■ WRITTEN TASK ■
Write the listing below out again exactly, dropping the images.

■ SUPPLIED MATERIAL ■
________

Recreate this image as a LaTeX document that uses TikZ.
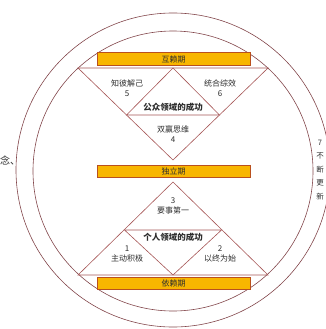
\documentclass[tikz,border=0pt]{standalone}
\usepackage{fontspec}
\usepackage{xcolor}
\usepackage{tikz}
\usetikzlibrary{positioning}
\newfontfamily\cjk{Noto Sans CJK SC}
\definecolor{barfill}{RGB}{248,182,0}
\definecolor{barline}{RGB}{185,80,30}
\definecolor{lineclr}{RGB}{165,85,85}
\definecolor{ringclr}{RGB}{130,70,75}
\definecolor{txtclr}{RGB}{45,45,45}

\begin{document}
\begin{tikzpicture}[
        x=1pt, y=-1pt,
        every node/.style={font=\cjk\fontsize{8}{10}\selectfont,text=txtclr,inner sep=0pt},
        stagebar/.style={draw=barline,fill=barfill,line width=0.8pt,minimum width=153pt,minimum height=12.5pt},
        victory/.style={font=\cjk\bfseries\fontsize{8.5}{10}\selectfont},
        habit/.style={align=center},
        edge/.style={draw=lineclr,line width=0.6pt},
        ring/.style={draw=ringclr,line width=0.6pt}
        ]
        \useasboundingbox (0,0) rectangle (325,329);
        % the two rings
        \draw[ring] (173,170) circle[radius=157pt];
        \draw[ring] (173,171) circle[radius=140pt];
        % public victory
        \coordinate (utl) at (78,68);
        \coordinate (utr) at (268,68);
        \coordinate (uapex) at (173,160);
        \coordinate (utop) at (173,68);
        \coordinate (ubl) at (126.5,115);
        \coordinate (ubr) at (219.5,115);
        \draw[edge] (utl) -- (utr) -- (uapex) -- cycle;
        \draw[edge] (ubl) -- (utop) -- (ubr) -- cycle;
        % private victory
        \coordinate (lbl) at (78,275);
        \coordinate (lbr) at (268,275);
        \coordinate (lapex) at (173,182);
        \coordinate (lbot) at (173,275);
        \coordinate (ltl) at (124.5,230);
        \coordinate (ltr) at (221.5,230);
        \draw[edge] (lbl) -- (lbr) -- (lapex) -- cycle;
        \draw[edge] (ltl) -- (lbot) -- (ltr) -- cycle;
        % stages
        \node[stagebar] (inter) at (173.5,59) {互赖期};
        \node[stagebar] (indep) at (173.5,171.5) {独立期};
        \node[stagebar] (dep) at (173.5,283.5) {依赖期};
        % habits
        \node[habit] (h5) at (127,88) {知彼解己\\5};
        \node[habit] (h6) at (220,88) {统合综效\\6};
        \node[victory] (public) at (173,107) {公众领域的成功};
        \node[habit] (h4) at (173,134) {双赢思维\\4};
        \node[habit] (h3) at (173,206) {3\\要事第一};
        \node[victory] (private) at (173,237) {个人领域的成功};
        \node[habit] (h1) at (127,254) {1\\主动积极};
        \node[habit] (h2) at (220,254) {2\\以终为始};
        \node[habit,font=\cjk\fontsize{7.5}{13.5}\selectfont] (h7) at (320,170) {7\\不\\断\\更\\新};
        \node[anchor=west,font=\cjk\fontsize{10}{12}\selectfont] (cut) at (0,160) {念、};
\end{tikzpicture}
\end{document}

________

■ ANSWER TO THE EXERCISE ■
Recreate this image as a LaTeX document that uses TikZ.
\documentclass[tikz,border=0pt]{standalone}
\usepackage{fontspec}
\usepackage{xcolor}
\usepackage{tikz}
\usetikzlibrary{positioning}
\newfontfamily\cjk{Noto Sans CJK SC}
\definecolor{barfill}{RGB}{248,182,0}
\definecolor{barline}{RGB}{185,80,30}
\definecolor{lineclr}{RGB}{165,85,85}
\definecolor{ringclr}{RGB}{130,70,75}
\definecolor{txtclr}{RGB}{45,45,45}

\begin{document}
\begin{tikzpicture}[
        x=1pt, y=-1pt,
        every node/.style={font=\cjk\fontsize{8}{10}\selectfont,text=txtclr,inner sep=0pt},
        stagebar/.style={draw=barline,fill=barfill,line width=0.8pt,minimum width=153pt,minimum height=12.5pt},
        victory/.style={font=\cjk\bfseries\fontsize{8.5}{10}\selectfont},
        habit/.style={align=center},
        edge/.style={draw=lineclr,line width=0.6pt},
        ring/.style={draw=ringclr,line width=0.6pt}
        ]
        \useasboundingbox (0,0) rectangle (325,329);
        % the two rings
        \draw[ring] (173,170) circle[radius=157pt];
        \draw[ring] (173,171) circle[radius=140pt];
        % public victory
        \coordinate (utl) at (78,68);
        \coordinate (utr) at (268,68);
        \coordinate (uapex) at (173,160);
        \coordinate (utop) at (173,68);
        \coordinate (ubl) at (126.5,115);
        \coordinate (ubr) at (219.5,115);
        \draw[edge] (utl) -- (utr) -- (uapex) -- cycle;
        \draw[edge] (ubl) -- (utop) -- (ubr) -- cycle;
        % private victory
        \coordinate (lbl) at (78,275);
        \coordinate (lbr) at (268,275);
        \coordinate (lapex) at (173,182);
        \coordinate (lbot) at (173,275);
        \coordinate (ltl) at (124.5,230);
        \coordinate (ltr) at (221.5,230);
        \draw[edge] (lbl) -- (lbr) -- (lapex) -- cycle;
        \draw[edge] (ltl) -- (lbot) -- (ltr) -- cycle;
        % stages
        \node[stagebar] (inter) at (173.5,59) {互赖期};
        \node[stagebar] (indep) at (173.5,171.5) {独立期};
        \node[stagebar] (dep) at (173.5,283.5) {依赖期};
        % habits
        \node[habit] (h5) at (127,88) {知彼解己\\5};
        \node[habit] (h6) at (220,88) {统合综效\\6};
        \node[victory] (public) at (173,107) {公众领域的成功};
        \node[habit] (h4) at (173,134) {双赢思维\\4};
        \node[habit] (h3) at (173,206) {3\\要事第一};
        \node[victory] (private) at (173,237) {个人领域的成功};
        \node[habit] (h1) at (127,254) {1\\主动积极};
        \node[habit] (h2) at (220,254) {2\\以终为始};
        \node[habit,font=\cjk\fontsize{7.5}{13.5}\selectfont] (h7) at (320,170) {7\\不\\断\\更\\新};
        \node[anchor=west,font=\cjk\fontsize{10}{12}\selectfont] (cut) at (0,160) {念、};
\end{tikzpicture}
\end{document}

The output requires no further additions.